Problem
Go through the listing and pick out each line with the word "this" in it.
----- Records provided
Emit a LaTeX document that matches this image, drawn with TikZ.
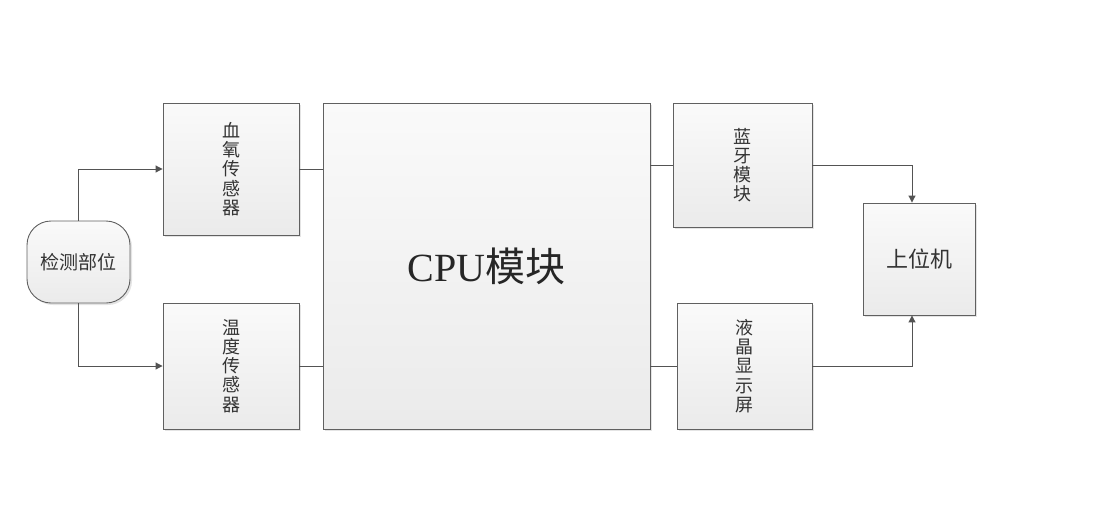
\documentclass[tikz,border=0pt]{standalone}
\usepackage{fontspec}
\setmainfont{Liberation Serif}
\newfontfamily\cjk{Noto Sans CJK SC}
\usetikzlibrary{arrows.meta,shadows,calc}
\tikzset{
  blk/.style={draw=gray!75!black, line width=0.9pt, inner sep=0pt,
    top color=gray!4, bottom color=gray!16,
    drop shadow={shadow xshift=2pt, shadow yshift=-2pt, fill=gray!35, opacity=0.6}},
  vtext/.style={align=center, font=\cjk\fontsize{18}{19.2}\selectfont, text=black!80},
  link/.style={draw=gray!65!black, line width=1pt},
  arr/.style={link, -{Triangle[length=7pt,width=7pt]}}
}
\begin{document}
\begin{tikzpicture}[x=1pt,y=-1pt]
\useasboundingbox (0,0) rectangle (1096,531);
\node[blk, rounded corners=24pt, minimum width=103pt, minimum height=82pt,
  font=\cjk\fontsize{19}{20}\selectfont, text=black!80] (det) at (78.5,262) {检测部位};
\node[blk, minimum width=136pt, minimum height=132pt, vtext] (s1) at (231,169) {血\\氧\\传\\感\\器};
\node[blk, minimum width=136pt, minimum height=126pt, vtext] (s2) at (231,366) {温\\度\\传\\感\\器};
\node[blk, minimum width=327pt, minimum height=326pt, text=black!85] (cpu) at (486.5,266)
  {\fontsize{40}{44}\selectfont CPU{\cjk 模块}};
\node[blk, minimum width=139pt, minimum height=124pt, vtext] (bt) at (742.5,165) {蓝\\牙\\模\\块};
\node[blk, minimum width=135pt, minimum height=126pt, vtext] (lcd) at (744.5,366) {液\\晶\\显\\示\\屏};
\node[blk, minimum width=112pt, minimum height=112pt, font=\cjk\fontsize{22}{24}\selectfont, text=black!80] (host) at (919,259) {上位机};
\draw[arr] (det.north) |- (s1.west);
\draw[arr] (det.south) |- (s2.west);
\draw[link] (s1.east) -- (s1.east -| cpu.west);
\draw[link] (s2.east) -- (s2.east -| cpu.west);
\draw[link] (bt.west) -- (bt.west -| cpu.east);
\draw[link] (lcd.west) -- (lcd.west -| cpu.east);
\draw[arr] (bt.east) -| ([xshift=-7pt]host.north);
\draw[arr] (lcd.east) -| ([xshift=-7pt]host.south);
\end{tikzpicture}
\end{document}
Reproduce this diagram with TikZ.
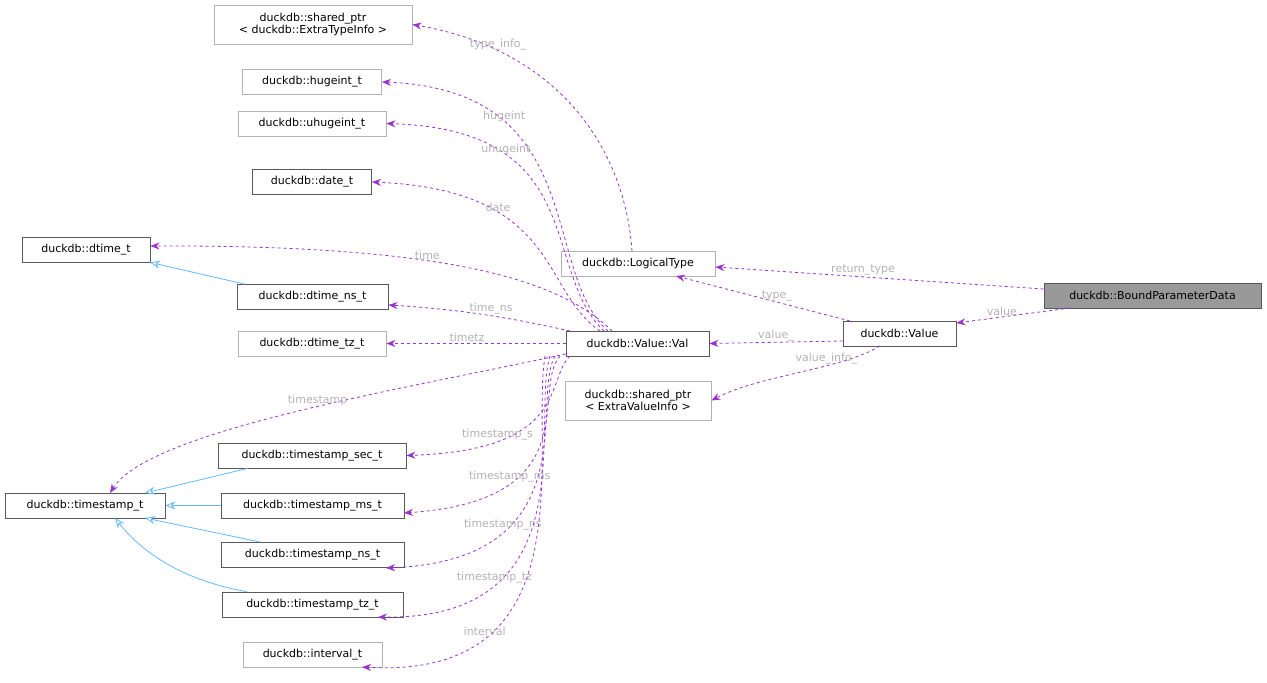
\documentclass[tikz,border=0pt]{standalone}
\usepackage{fontspec}
\setmainfont{DejaVu Sans}
\usetikzlibrary{arrows.meta}
\begin{document}
\begin{tikzpicture}[x=1pt,y=-1pt,
  box/.style={draw=#1,fill=white,inner sep=0pt,minimum height=25pt,align=center,font=\fontsize{11}{12.5}\selectfont,line width=0.8pt},
  box/.default={black!65},
  gbox/.style={box=black!30},
  mem/.style={draw={rgb,255:red,154;green,50;blue,205},dashed,line width=0.8pt,-{Stealth[length=9pt,width=7pt]}},
  inh/.style={draw={rgb,255:red,99;green,184;blue,255},line width=0.8pt,-{Stealth[length=10pt,width=8pt,fill=white]}},
  lab/.style={text=black!30,font=\fontsize{11}{12}\selectfont,inner sep=1pt}]
\useasboundingbox (0,0) rectangle (1267,683);
\node[gbox,minimum width=198pt,minimum height=39pt] (sti) at (313,24.5) {duckdb::shared\_ptr\\< duckdb::ExtraTypeInfo >};
\node[gbox,minimum width=139pt] (huge) at (312,82) {duckdb::hugeint\_t};
\node[gbox,minimum width=148pt] (uhuge) at (312,123.5) {duckdb::uhugeint\_t};
\node[box,minimum width=119pt] (date) at (312,182) {duckdb::date\_t};
\node[box,minimum width=128pt] (dtime) at (86,249.5) {duckdb::dtime\_t};
\node[gbox,minimum width=154pt] (lt) at (638,263.5) {duckdb::LogicalType};
\node[box,fill={rgb,255:red,153;green,153;blue,153},minimum width=217pt] (bpd) at (1152.5,295.5) {duckdb::BoundParameterData};
\node[box,minimum width=151pt] (dns) at (312.5,297) {duckdb::dtime\_ns\_t};
\node[box,minimum width=113pt] (val) at (899.5,333.5) {duckdb::Value};
\node[gbox,minimum width=148pt] (dtz) at (312,343.5) {duckdb::dtime\_tz\_t};
\node[box,minimum width=143pt] (vv) at (637.5,343.5) {duckdb::Value::Val};
\node[gbox,minimum width=146pt,minimum height=39pt] (svi) at (638,400.5) {duckdb::shared\_ptr\\< ExtraValueInfo >};
\node[box,minimum width=188pt] (tsec) at (312,455.5) {duckdb::timestamp\_sec\_t};
\node[box,minimum width=160pt] (ts) at (85,505.5) {duckdb::timestamp\_t};
\node[box,minimum width=183pt] (tms) at (312.5,505.5) {duckdb::timestamp\_ms\_t};
\node[box,minimum width=183pt] (tns) at (312.5,555) {duckdb::timestamp\_ns\_t};
\node[box,minimum width=181pt] (ttz) at (312.5,604.5) {duckdb::timestamp\_tz\_t};
\node[gbox,minimum width=139pt] (intv) at (312.5,654.5) {duckdb::interval\_t};
% inheritance
\draw[inh] (dns.north west)++(8,0) -- (dtime.south -| 150,0) ;
\draw[inh] (tsec.south west)++(30,0) -- (145,493);
\draw[inh] (tms.west) -- (ts.east);
\draw[inh] (tns.north west)++(40,0) -- (145,518);
\draw[inh] (ttz.north west)++(25,0) .. controls (180,580) and (140,550) .. (115,518);
% members
\draw[mem] (bpd.west |- 0,289) -- node[lab,above,pos=0.55]{return\_type} (lt.east |- 0,267);
\draw[mem] (1070,308) -- node[lab,above,pos=0.6]{value} (val.east |- 0,323);
\draw[mem] (850,321) -- node[lab,above,pos=0.42]{type\_} (676,276);
\draw[mem] (val.west |- 0,341) -- node[lab,above,pos=0.5]{value\_} (vv.east);
\draw[mem] (880,346) .. controls (840,370) and (760,375) .. node[lab,above,pos=0.35]{value\_info\_} (svi.east);
\draw[mem] (632,251) .. controls (625,150) and (560,50) .. node[lab,pos=0.78,above]{type\_info\_} (sti.east);
\draw[mem] (608,331) .. controls (540,270) and (590,90) .. node[lab,pos=0.72,above]{hugeint} (huge.east);
\draw[mem] (604,331) .. controls (540,270) and (590,130) .. node[lab,pos=0.72,above]{uhugeint} (uhuge.east);
\draw[mem] (600,331) .. controls (540,290) and (560,190) .. node[lab,pos=0.68,above]{date} (date.east);
\draw[mem] (612,331) .. controls (560,280) and (450,245) .. node[lab,pos=0.6,above]{time} (dtime.east |- 0,246);
\draw[mem] (570,331) .. controls (520,320) and (470,310) .. node[lab,pos=0.5,above]{time\_ns} (dns.east |- 0,305);
\draw[mem] (vv.west) -- node[lab,pos=0.55,above]{timetz} (dtz.east);
\draw[mem] (vv.west |- 0,354) .. controls (400,390) and (150,430) .. node[lab,pos=0.45,above]{timestamp} (110,493);
\draw[mem] (570,356) .. controls (545,380) and (570,450) .. node[lab,pos=0.75,above]{timestamp\_s} (tsec.east);
\draw[mem] (560,356) .. controls (530,390) and (590,500) .. node[lab,pos=0.72,above]{timestamp\_ms} (404,513);
\draw[mem] (555,356) .. controls (530,400) and (590,560) .. node[lab,pos=0.72,above]{timestamp\_ns} (386,568);
\draw[mem] (550,356) .. controls (530,420) and (590,620) .. node[lab,pos=0.74,above]{timestamp\_tz} (378,617);
\draw[mem] (545,356) .. controls (530,450) and (590,680) .. node[lab,pos=0.75,above]{interval} (362,667);
\end{tikzpicture}
\end{document}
----------
Reply to the exercise
Emit a LaTeX document that matches this image, drawn with TikZ.
Reproduce this diagram with TikZ.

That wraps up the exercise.